(Exercise aim):
Pictures excluded, return the lines below from the first through the line holding "0.050, 0.087, 0.141, 0.1725, 0.151, 0.093, 0.041, 0.009]".

-------- Data section --------

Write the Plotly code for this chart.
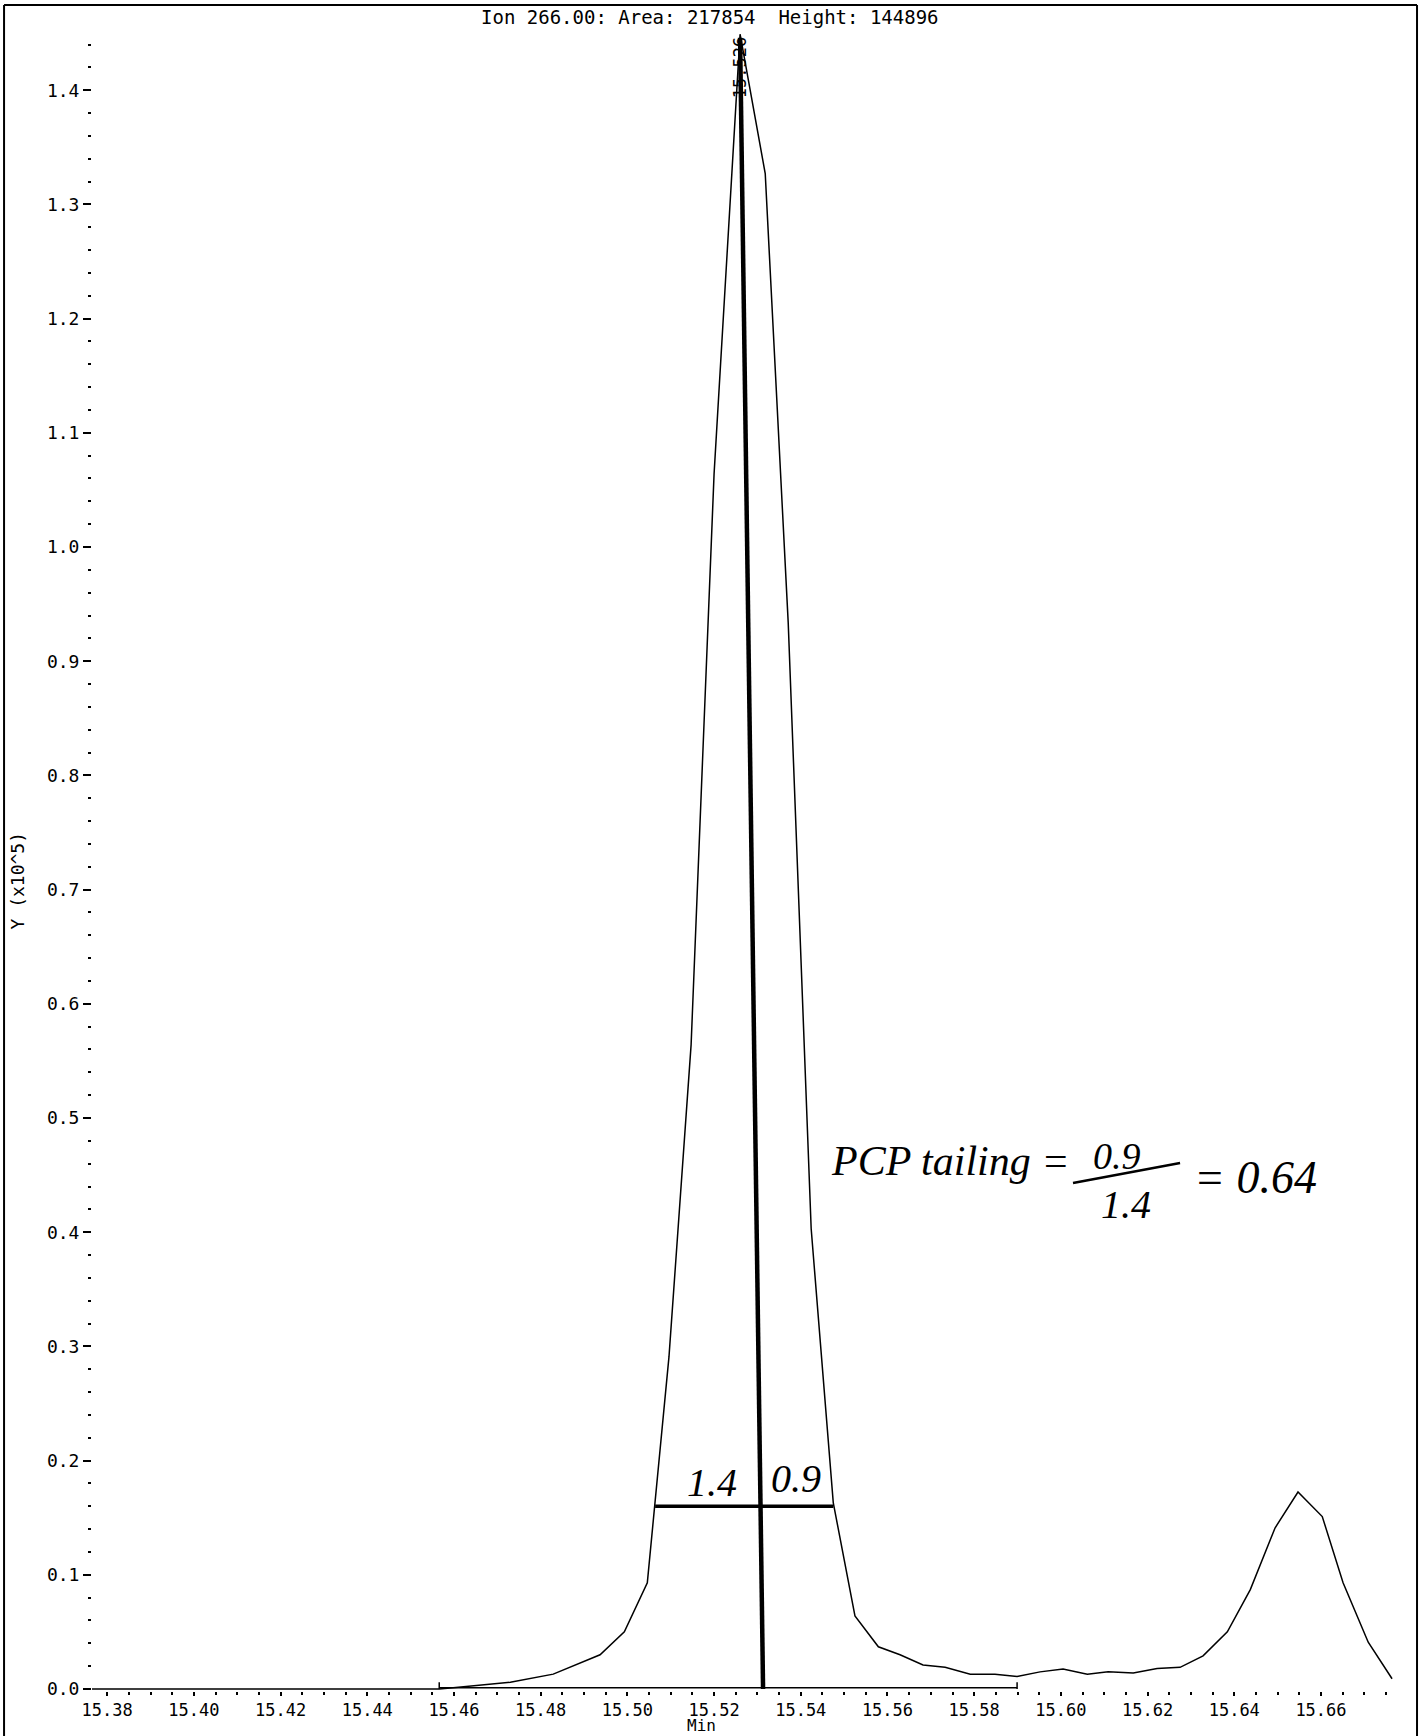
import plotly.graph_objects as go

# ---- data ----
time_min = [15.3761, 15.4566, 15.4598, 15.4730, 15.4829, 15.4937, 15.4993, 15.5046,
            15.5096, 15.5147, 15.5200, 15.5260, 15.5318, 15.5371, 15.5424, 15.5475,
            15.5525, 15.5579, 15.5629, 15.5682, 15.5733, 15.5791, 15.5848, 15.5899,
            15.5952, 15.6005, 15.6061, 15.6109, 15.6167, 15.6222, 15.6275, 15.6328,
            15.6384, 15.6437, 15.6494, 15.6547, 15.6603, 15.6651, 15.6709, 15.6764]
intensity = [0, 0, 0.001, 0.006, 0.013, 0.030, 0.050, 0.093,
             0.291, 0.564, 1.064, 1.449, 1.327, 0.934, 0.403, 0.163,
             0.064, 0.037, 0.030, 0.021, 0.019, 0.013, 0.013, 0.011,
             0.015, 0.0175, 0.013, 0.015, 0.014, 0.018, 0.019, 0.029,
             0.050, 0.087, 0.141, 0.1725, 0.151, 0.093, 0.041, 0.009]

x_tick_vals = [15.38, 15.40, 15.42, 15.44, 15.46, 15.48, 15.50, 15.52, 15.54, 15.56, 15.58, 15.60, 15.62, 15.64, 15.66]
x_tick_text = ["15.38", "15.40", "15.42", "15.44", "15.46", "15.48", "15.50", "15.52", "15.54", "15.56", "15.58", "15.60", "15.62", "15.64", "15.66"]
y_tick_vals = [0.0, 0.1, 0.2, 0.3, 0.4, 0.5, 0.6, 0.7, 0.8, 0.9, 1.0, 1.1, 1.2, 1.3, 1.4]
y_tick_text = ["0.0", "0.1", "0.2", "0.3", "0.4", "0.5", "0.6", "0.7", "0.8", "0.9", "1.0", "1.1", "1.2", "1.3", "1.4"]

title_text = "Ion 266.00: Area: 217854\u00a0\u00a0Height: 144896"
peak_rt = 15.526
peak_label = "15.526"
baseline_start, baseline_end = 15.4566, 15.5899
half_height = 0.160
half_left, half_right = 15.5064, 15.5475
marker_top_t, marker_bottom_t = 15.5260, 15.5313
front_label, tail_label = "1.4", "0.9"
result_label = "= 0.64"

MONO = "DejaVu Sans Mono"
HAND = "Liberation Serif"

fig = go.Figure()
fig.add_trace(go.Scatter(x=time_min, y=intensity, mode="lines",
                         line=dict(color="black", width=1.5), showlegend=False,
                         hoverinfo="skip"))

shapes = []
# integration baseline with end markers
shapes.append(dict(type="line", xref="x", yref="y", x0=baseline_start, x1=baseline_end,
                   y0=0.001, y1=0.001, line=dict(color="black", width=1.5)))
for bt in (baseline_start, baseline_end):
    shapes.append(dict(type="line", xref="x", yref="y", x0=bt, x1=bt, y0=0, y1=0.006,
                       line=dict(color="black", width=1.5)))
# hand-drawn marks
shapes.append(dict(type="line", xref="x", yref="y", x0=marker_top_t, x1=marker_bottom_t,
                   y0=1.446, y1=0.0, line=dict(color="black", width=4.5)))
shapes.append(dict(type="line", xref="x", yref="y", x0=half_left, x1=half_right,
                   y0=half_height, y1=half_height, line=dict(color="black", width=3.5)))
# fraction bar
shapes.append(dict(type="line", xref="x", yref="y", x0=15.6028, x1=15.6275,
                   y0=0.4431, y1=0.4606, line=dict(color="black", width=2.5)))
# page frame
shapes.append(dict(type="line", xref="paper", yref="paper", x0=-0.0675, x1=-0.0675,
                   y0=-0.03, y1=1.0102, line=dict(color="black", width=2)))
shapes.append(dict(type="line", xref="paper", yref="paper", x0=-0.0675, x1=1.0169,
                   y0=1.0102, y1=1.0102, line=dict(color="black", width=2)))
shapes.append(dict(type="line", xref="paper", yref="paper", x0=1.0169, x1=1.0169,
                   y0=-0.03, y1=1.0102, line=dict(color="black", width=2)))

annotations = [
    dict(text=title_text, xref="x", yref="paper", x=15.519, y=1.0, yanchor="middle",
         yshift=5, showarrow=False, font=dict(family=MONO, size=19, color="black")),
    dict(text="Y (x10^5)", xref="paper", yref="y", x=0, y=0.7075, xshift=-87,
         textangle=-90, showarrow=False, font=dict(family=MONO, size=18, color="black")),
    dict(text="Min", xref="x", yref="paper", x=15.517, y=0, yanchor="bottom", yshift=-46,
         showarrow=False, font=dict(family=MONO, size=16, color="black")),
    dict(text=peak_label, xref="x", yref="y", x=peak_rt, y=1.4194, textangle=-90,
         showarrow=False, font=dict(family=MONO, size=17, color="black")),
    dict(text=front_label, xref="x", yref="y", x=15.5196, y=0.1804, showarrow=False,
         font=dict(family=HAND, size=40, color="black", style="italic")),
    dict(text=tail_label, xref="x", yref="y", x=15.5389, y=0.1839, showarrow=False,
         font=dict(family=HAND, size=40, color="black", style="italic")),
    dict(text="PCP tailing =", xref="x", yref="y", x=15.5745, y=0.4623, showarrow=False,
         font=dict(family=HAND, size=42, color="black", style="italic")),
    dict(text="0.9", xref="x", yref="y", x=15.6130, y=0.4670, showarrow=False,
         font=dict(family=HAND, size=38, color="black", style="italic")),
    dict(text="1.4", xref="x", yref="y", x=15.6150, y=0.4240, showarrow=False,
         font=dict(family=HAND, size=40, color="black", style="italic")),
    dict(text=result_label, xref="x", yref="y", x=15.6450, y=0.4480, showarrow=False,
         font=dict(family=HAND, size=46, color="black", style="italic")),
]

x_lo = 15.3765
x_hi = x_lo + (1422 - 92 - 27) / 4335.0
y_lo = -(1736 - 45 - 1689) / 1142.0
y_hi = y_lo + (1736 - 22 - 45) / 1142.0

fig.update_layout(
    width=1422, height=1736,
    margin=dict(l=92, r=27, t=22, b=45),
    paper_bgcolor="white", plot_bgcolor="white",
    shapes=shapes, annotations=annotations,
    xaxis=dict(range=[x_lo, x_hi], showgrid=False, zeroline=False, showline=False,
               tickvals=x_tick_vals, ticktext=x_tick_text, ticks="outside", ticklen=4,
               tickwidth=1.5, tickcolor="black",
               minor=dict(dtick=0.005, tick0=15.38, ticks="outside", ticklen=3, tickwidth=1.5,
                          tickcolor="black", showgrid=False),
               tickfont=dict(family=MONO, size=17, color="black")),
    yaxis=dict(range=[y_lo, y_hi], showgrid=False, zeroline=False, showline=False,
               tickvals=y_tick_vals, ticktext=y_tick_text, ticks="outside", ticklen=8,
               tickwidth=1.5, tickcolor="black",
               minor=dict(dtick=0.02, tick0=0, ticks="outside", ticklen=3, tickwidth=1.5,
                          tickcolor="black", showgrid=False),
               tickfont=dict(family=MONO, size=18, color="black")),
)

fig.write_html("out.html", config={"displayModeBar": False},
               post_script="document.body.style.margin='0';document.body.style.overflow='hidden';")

--------

(Reply):
Write the Plotly code for this chart.
import plotly.graph_objects as go

# ---- data ----
time_min = [15.3761, 15.4566, 15.4598, 15.4730, 15.4829, 15.4937, 15.4993, 15.5046,
            15.5096, 15.5147, 15.5200, 15.5260, 15.5318, 15.5371, 15.5424, 15.5475,
            15.5525, 15.5579, 15.5629, 15.5682, 15.5733, 15.5791, 15.5848, 15.5899,
            15.5952, 15.6005, 15.6061, 15.6109, 15.6167, 15.6222, 15.6275, 15.6328,
            15.6384, 15.6437, 15.6494, 15.6547, 15.6603, 15.6651, 15.6709, 15.6764]
intensity = [0, 0, 0.001, 0.006, 0.013, 0.030, 0.050, 0.093,
             0.291, 0.564, 1.064, 1.449, 1.327, 0.934, 0.403, 0.163,
             0.064, 0.037, 0.030, 0.021, 0.019, 0.013, 0.013, 0.011,
             0.015, 0.0175, 0.013, 0.015, 0.014, 0.018, 0.019, 0.029,
             0.050, 0.087, 0.141, 0.1725, 0.151, 0.093, 0.041, 0.009]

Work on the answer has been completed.